### DATA SECTION
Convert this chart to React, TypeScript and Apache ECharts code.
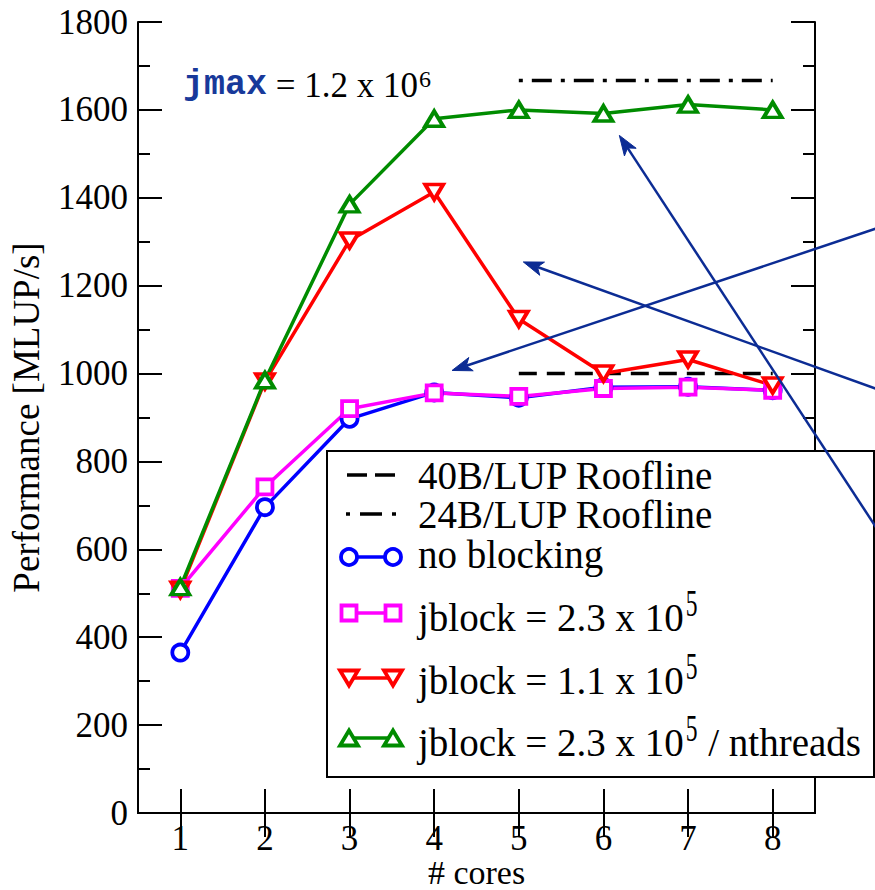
import React, { useEffect, useRef } from "react";
import * as echarts from "echarts";

// ---- data ----
const cores = [1, 2, 3, 4, 5, 6, 7, 8];
const noBlocking = [365, 696, 897, 957, 945, 969, 970, 962];
const jblock23 = [511, 742, 920, 956, 948, 966, 969, 962];
const jblock11 = [508, 982, 1303, 1413, 1124, 1000, 1032, 973];
const jblock23n = [514, 985, 1385, 1580, 1600, 1592, 1612, 1600];
const roofline40 = [[5, 1000], [8, 1000]];
const roofline24 = [[5, 1667], [8, 1667]];
const yTicks = { min: 0, max: 1800, interval: 200 };
const xTickValues = [1, 2, 3, 4, 5, 6, 7, 8];
// annotation arrows in data coordinates: [startX, startY, tipX, tipY]
const arrows = [
  [9.3, 1335, 4.211, 1007],
  [9.3, 960, 5.053, 1254],
  [9.3, 627, 6.188, 1542],
];

const SERIF = "'Liberation Serif', 'Times New Roman', serif";
const MONO = "'Liberation Mono', 'Courier New', monospace";
const BLUE = "#0000ff";
const MAGENTA = "#ff00ff";
const RED = "#ff0000";
const GREEN = "#008c00";
const ARROW = "#0c2c94";

function measure(text: string, font: string): number {
  const c = document.createElement("canvas").getContext("2d");
  if (!c) return text.length * 18;
  c.font = font;
  return c.measureText(text).width;
}

export default function App() {
  const ref = useRef<HTMLDivElement>(null);

  useEffect(() => {
    if (!ref.current) return;
    const chart = echarts.init(ref.current, undefined, { renderer: "svg" });

    const axisLine = { show: true, lineStyle: { color: "#000", width: 2 } };
    const tick = { inside: true, length: 24, lineStyle: { color: "#000", width: 2 } };
    const minor = { show: true, splitNumber: 2, length: 12, lineStyle: { color: "#000", width: 2 } };

    const mkSeries = (name: string, vals: number[], color: string, symbol: string, size: any, rotate = 0) => ({
      name,
      type: "line",
      data: cores.map((c, i) => [c, vals[i]]),
      symbol,
      symbolSize: size,
      symbolRotate: rotate,
      showAllSymbol: true,
      lineStyle: { color, width: 3.5 },
      itemStyle: { color: "#ffffff", borderColor: color, borderWidth: 3.8 },
      emphasis: { disabled: true },
    });

    const option: any = {
      animation: false,
      backgroundColor: "#ffffff",
      grid: { left: 138, right: 60, top: 22, bottom: 77, containLabel: false, outerBoundsMode: "none" },
      xAxis: [
        {
          type: "value",
          min: 0.5,
          max: 8.5,
          position: "bottom",
          axisLine,
          axisTick: { ...tick, customValues: xTickValues },
          axisLabel: {
            customValues: xTickValues,
            color: "#000",
            fontSize: 35,
            lineHeight: 30,
            fontFamily: SERIF,
            margin: 10,
          },
          splitLine: { show: false },
          name: "# cores",
          nameLocation: "middle",
          nameGap: 42,
          nameMoveOverlap: false,
          nameTextStyle: { color: "#000", fontSize: 34, fontFamily: SERIF, lineHeight: 34 },
        },
        {
          type: "value",
          min: 0.5,
          max: 8.5,
          position: "top",
          axisLine,
          axisTick: { ...tick, customValues: xTickValues },
          axisLabel: { show: false, customValues: xTickValues },
          splitLine: { show: false },
        },
      ],
      yAxis: [
        {
          type: "value",
          ...yTicks,
          position: "left",
          axisLine,
          axisTick: tick,
          minorTick: minor,
          axisLabel: {
            color: "#000",
            fontSize: 35,
            fontFamily: SERIF,
            margin: 10,
            formatter: (v: number) => String(v),
          },
          splitLine: { show: false },
          minorSplitLine: { show: false },
          name: "Performance [MLUP/s]",
          nameLocation: "middle",
          nameGap: 93,
          nameMoveOverlap: false,
          nameTextStyle: { color: "#000", fontSize: 37, fontFamily: SERIF },
        },
        {
          type: "value",
          ...yTicks,
          position: "right",
          axisLine,
          axisTick: tick,
          minorTick: minor,
          axisLabel: { show: false },
          splitLine: { show: false },
          minorSplitLine: { show: false },
        },
      ],
      series: [
        {
          name: "40B/LUP Roofline",
          type: "line",
          data: roofline40,
          symbol: "none",
          lineStyle: { color: "#000", width: 3.5, type: [18, 10] },
          emphasis: { disabled: true },
        },
        {
          name: "24B/LUP Roofline",
          type: "line",
          data: roofline24,
          symbol: "none",
          lineStyle: { color: "#000", width: 3.5, type: [4, 9, 20, 9] },
          emphasis: { disabled: true },
        },
        mkSeries("no blocking", noBlocking, BLUE, "circle", 16),
        mkSeries("jblock = 2.3 x 10^5", jblock23, MAGENTA, "rect", 15),
        mkSeries("jblock = 1.1 x 10^5", jblock11, RED, "triangle", [18, 15], 180),
        mkSeries("jblock = 2.3 x 10^5 / nthreads", jblock23n, GREEN, "triangle", [18, 15]),
      ],
    };

    chart.setOption(option);

    // ---- graphic: annotation text, legend box, arrows ----
    const els: any[] = [];
    const serifFont = (s: number) => `${s}px 'Liberation Serif'`;

    // jmax annotation
    const jmaxX = 183;
    const jmaxY = 85;
    els.push({
      type: "text",
      x: jmaxX,
      y: jmaxY,
      z: 100,
      style: { text: "jmax", font: `bold 35px ${MONO}`, fill: "#18399a", verticalAlign: "middle", align: "left" },
    });
    const jmaxW = measure("jmax", `bold 35px 'Liberation Mono'`);
    const eqText = " = 1.2 x 10";
    els.push({
      type: "text",
      x: jmaxX + jmaxW,
      y: jmaxY,
      z: 100,
      style: { text: eqText, font: `35px ${SERIF}`, fill: "#000", verticalAlign: "middle", align: "left" },
    });
    const eqW = measure(eqText, serifFont(35));
    els.push({
      type: "text",
      x: jmaxX + jmaxW + eqW + 1,
      y: jmaxY - 6,
      z: 100,
      style: { text: "6", font: `24px ${SERIF}`, fill: "#000", verticalAlign: "middle", align: "left" },
    });

    // legend box
    const LX = 327, LY = 451, LW = 547, LH = 326;
    els.push({
      type: "rect",
      z: 50,
      shape: { x: LX, y: LY, width: LW, height: LH },
      style: { fill: "#ffffff", stroke: "#000", lineWidth: 2 },
    });
    const textX = 418;
    const LFS = 39;
    const SUPFS = 38;
    const SUPSX = 0.62;
    const rows: any[] = [
      { kind: "dash", y: 475, ty: 475, text: "40B/LUP Roofline" },
      { kind: "dashdot", y: 514, ty: 514, text: "24B/LUP Roofline" },
      { kind: "circle", color: BLUE, y: 557, ty: 554, text: "no blocking" },
      { kind: "square", color: MAGENTA, y: 613, ty: 617, text: "jblock = 2.3 x 10", sup: "5" },
      { kind: "down", color: RED, y: 678, ty: 680, text: "jblock = 1.1 x 10", sup: "5" },
      { kind: "up", color: GREEN, y: 738, ty: 742, text: "jblock = 2.3 x 10", sup: "5", after: " / nthreads" },
    ];
    const m1 = 349, m2 = 393;
    rows.forEach((r) => {
      if (r.kind === "dash") {
        els.push({ type: "line", z: 51, shape: { x1: 347, y1: r.y, x2: 395, y2: r.y }, style: { stroke: "#000", lineWidth: 3.5, lineDash: [20, 8] } });
      } else if (r.kind === "dashdot") {
        els.push({ type: "line", z: 51, shape: { x1: 346, y1: r.y, x2: 396, y2: r.y }, style: { stroke: "#000", lineWidth: 3.5, lineDash: [4, 10, 22, 10] } });
      } else {
        els.push({ type: "line", z: 51, shape: { x1: m1, y1: r.y, x2: m2, y2: r.y }, style: { stroke: r.color, lineWidth: 3.5 } });
        [m1, m2].forEach((cx) => {
          const st = { fill: "#ffffff", stroke: r.color, lineWidth: 3.8 };
          if (r.kind === "circle") {
            els.push({ type: "circle", z: 52, shape: { cx, cy: r.y, r: 8 }, style: st });
          } else if (r.kind === "square") {
            els.push({ type: "rect", z: 52, shape: { x: cx - 7.5, y: r.y - 7.5, width: 15, height: 15 }, style: st });
          } else if (r.kind === "down") {
            els.push({ type: "polygon", z: 52, shape: { points: [[cx - 9, r.y - 7.5], [cx + 9, r.y - 7.5], [cx, r.y + 7.5]] }, style: st });
          } else if (r.kind === "up") {
            els.push({ type: "polygon", z: 52, shape: { points: [[cx - 9, r.y + 7.5], [cx + 9, r.y + 7.5], [cx, r.y - 7.5]] }, style: st });
          }
        });
      }
      els.push({
        type: "text",
        x: textX,
        y: r.ty,
        z: 53,
        style: { text: r.text, font: `${LFS}px ${SERIF}`, fill: "#000", verticalAlign: "middle", align: "left" },
      });
      if (r.sup) {
        const w = measure(r.text, serifFont(LFS));
        const sx = textX + w + 2;
        els.push({
          type: "text",
          x: sx,
          y: r.ty - 14,
          scaleX: SUPSX,
          z: 53,
          style: { text: r.sup, font: `${SUPFS}px ${SERIF}`, fill: "#000", verticalAlign: "middle", align: "left" },
        });
        if (r.after) {
          const sw = measure(r.sup, serifFont(SUPFS)) * SUPSX;
          els.push({
            type: "text",
            x: sx + sw + 1,
            y: r.ty,
            z: 53,
            style: { text: r.after, font: `${LFS}px ${SERIF}`, fill: "#000", verticalAlign: "middle", align: "left" },
          });
        }
      }
    });

    // arrows (data coords -> pixels)
    arrows.forEach((a) => {
      const s = chart.convertToPixel({ xAxisIndex: 0, yAxisIndex: 0 }, [a[0], a[1]]) as number[];
      const t = chart.convertToPixel({ xAxisIndex: 0, yAxisIndex: 0 }, [a[2], a[3]]) as number[];
      const dx = t[0] - s[0], dy = t[1] - s[1];
      const len = Math.sqrt(dx * dx + dy * dy);
      const ux = dx / len, uy = dy / len;
      const nx = -uy, ny = ux;
      const L = 20, W = 7, N = 5;
      const bx = t[0] - L * ux, by = t[1] - L * uy;
      els.push({
        type: "line",
        z: 80,
        shape: { x1: s[0], y1: s[1], x2: t[0] - (L - N) * ux, y2: t[1] - (L - N) * uy },
        style: { stroke: ARROW, lineWidth: 2.5 },
      });
      els.push({
        type: "polygon",
        z: 81,
        shape: {
          points: [
            [t[0], t[1]],
            [bx + W * nx, by + W * ny],
            [t[0] - (L - N) * ux, t[1] - (L - N) * uy],
            [bx - W * nx, by - W * ny],
          ],
        },
        style: { fill: ARROW, stroke: ARROW, lineWidth: 1 },
      });
    });

    chart.setOption({ graphic: { elements: els } });

    return () => chart.dispose();
  }, []);

  return (
    <div
      ref={ref}
      style={{ position: "absolute", left: 0, top: 0, width: 875, height: 890, background: "#fff" }}
    />
  );
}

### OBJECTIVE
Everything from the top line of the data down to and including the line with "import * as" is to be copied, except the pictures.

### ANSWER FOR THE TASK
Convert this chart to React, TypeScript and Apache ECharts code.
import React, { useEffect, useRef } from "react";
import * as echarts from "echarts";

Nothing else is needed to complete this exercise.